§ Set problem: Using the data below, return the stretch from the line that contains "Clone this chart in matplotlib." through the line that contains "RED, BLUE, GREEN, PURPLE, ORANGE, YELLOW, BROWN, PINK, GREY", both included, exactly as it stands and nothing beyond it.

§ Provided information:
»»

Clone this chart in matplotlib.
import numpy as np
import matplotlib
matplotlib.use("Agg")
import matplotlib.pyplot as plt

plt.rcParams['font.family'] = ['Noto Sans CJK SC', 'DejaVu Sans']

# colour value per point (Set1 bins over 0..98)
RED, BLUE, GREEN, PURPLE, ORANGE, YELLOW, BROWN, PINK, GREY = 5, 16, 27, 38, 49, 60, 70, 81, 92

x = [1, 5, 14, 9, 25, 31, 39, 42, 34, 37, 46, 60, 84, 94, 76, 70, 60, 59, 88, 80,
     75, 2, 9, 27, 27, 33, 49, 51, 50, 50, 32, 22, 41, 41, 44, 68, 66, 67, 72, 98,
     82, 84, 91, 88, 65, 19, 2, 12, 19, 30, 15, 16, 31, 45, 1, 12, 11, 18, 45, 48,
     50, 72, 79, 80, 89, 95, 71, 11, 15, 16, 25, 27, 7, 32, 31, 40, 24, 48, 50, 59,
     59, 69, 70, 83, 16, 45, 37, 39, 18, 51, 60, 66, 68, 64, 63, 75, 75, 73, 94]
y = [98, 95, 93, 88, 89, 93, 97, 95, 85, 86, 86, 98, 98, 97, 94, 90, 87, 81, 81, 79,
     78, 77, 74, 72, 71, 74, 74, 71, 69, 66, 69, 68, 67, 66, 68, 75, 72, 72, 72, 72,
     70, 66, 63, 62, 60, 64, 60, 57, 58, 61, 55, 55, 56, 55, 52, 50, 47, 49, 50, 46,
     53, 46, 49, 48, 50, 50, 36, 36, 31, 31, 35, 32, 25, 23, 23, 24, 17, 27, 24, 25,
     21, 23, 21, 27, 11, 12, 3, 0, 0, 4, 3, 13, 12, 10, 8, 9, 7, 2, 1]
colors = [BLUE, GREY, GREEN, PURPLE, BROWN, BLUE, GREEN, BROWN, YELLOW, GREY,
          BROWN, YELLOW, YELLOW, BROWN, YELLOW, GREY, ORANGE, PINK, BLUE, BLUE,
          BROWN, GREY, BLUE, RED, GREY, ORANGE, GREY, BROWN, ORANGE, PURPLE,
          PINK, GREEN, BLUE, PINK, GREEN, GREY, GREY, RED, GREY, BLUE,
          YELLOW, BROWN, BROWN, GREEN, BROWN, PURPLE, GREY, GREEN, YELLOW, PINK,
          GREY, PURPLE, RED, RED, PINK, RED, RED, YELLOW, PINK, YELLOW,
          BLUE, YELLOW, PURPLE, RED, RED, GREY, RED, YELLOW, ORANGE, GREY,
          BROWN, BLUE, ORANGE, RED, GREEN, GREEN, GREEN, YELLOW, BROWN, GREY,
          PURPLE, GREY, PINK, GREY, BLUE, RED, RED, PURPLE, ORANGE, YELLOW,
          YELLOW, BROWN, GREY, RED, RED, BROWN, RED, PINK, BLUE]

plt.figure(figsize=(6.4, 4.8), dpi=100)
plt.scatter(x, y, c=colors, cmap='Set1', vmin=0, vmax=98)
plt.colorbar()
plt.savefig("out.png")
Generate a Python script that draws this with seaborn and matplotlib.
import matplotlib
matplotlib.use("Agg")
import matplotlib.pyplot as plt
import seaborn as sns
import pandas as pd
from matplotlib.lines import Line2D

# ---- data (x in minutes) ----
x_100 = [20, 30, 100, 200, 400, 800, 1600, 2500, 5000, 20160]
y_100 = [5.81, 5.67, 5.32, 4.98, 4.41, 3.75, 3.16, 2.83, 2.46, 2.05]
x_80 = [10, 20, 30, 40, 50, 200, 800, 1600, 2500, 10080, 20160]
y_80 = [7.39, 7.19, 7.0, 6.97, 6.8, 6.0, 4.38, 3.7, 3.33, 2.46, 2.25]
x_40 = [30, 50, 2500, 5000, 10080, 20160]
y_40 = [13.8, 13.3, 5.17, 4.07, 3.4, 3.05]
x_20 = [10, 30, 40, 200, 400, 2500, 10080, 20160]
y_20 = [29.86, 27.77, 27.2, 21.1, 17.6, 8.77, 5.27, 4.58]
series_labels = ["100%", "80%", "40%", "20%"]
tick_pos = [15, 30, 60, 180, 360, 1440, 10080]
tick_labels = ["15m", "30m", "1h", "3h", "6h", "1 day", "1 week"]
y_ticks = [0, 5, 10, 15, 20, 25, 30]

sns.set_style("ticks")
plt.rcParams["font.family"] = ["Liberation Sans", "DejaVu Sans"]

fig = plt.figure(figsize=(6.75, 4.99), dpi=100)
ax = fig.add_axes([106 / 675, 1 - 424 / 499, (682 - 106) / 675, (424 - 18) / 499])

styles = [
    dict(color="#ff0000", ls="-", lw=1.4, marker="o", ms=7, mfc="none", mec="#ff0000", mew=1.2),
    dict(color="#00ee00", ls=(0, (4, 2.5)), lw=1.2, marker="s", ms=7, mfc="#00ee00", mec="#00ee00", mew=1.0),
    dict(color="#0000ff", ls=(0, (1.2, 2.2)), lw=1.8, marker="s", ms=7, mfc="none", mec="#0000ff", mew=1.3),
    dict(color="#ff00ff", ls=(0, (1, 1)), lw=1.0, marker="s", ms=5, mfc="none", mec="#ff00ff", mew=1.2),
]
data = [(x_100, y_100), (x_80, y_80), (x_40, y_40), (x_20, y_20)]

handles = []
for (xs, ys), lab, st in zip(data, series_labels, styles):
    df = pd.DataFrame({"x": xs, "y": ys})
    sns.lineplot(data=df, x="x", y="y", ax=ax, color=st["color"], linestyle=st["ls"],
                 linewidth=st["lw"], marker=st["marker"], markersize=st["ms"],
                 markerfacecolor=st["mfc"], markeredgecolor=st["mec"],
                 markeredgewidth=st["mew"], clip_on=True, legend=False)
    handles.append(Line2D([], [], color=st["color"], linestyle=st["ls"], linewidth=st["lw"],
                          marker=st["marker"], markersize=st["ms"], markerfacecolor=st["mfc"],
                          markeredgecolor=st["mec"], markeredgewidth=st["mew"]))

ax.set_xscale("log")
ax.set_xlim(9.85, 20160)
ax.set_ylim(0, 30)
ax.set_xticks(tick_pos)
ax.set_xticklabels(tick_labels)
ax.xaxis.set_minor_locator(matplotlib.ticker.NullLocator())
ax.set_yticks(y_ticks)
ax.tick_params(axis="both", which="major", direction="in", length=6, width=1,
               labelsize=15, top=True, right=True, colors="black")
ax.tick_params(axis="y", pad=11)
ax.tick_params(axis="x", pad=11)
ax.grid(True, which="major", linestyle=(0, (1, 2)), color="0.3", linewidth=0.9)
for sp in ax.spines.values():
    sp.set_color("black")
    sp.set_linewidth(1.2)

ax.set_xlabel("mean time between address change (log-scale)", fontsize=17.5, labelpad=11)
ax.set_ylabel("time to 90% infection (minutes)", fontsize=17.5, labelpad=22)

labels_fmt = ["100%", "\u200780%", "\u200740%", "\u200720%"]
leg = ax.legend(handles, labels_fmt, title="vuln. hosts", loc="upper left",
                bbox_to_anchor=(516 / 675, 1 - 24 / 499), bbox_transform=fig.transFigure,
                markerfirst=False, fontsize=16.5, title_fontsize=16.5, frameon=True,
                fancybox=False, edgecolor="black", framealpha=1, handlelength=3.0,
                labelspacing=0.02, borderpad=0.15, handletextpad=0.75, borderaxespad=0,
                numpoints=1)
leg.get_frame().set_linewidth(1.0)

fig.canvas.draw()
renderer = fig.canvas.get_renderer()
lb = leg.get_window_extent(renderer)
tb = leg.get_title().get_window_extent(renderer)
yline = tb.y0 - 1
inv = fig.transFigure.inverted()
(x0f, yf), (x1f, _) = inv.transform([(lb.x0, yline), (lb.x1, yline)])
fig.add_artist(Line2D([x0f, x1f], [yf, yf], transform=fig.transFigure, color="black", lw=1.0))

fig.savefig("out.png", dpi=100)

««
»»

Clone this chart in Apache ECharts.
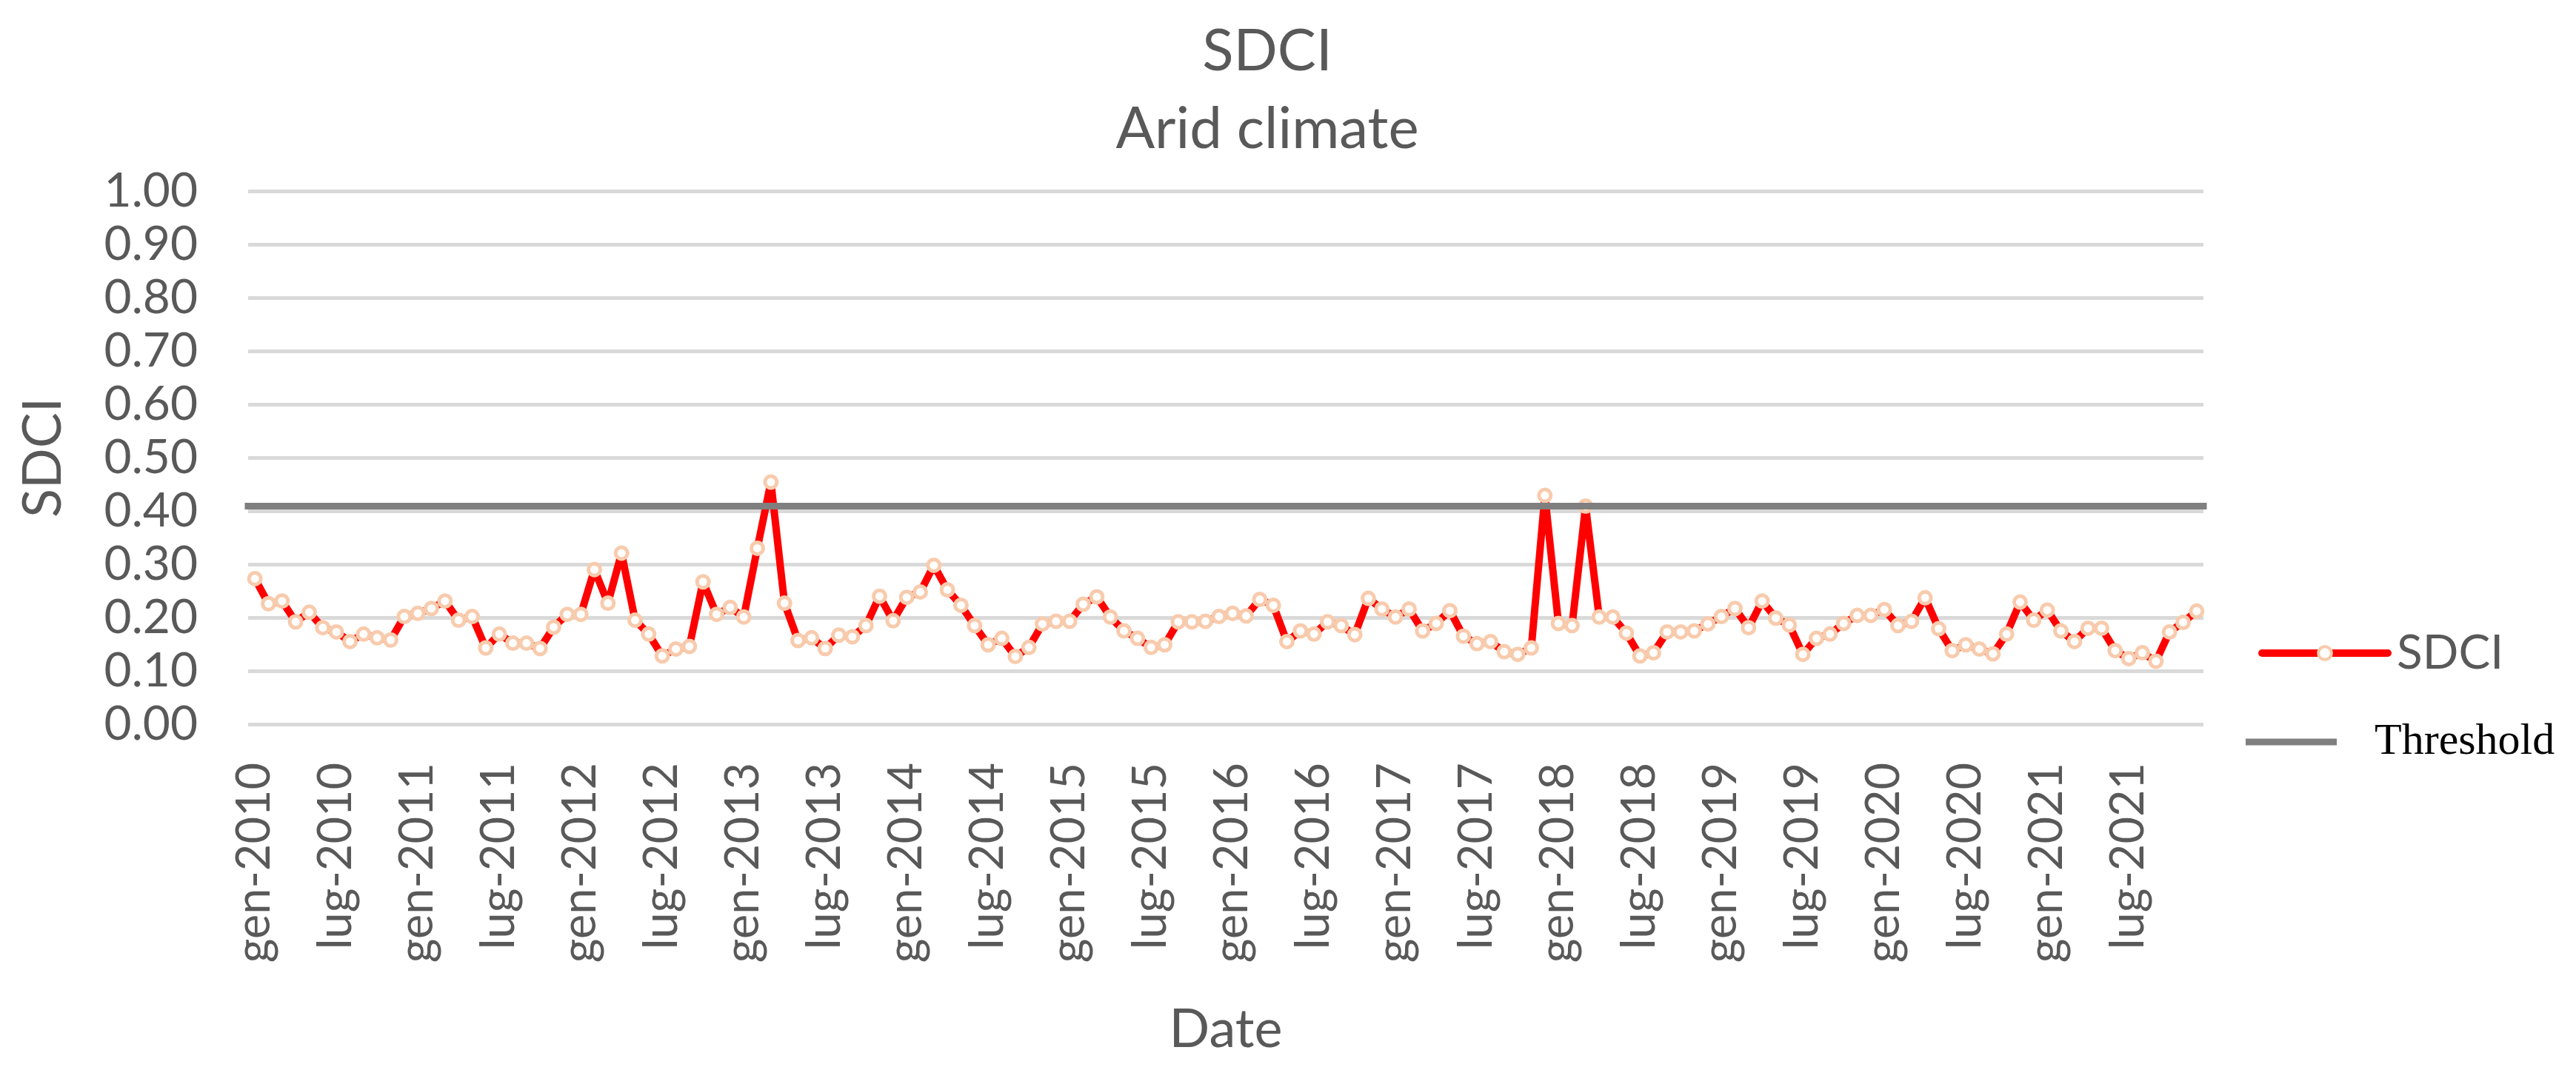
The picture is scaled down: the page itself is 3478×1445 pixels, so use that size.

««

§ Written response:
Clone this chart in matplotlib.
import numpy as np
import matplotlib
matplotlib.use("Agg")
import matplotlib.pyplot as plt

plt.rcParams['font.family'] = ['Noto Sans CJK SC', 'DejaVu Sans']

# colour value per point (Set1 bins over 0..98)
RED, BLUE, GREEN, PURPLE, ORANGE, YELLOW, BROWN, PINK, GREY = 5, 16, 27, 38, 49, 60, 70, 81, 92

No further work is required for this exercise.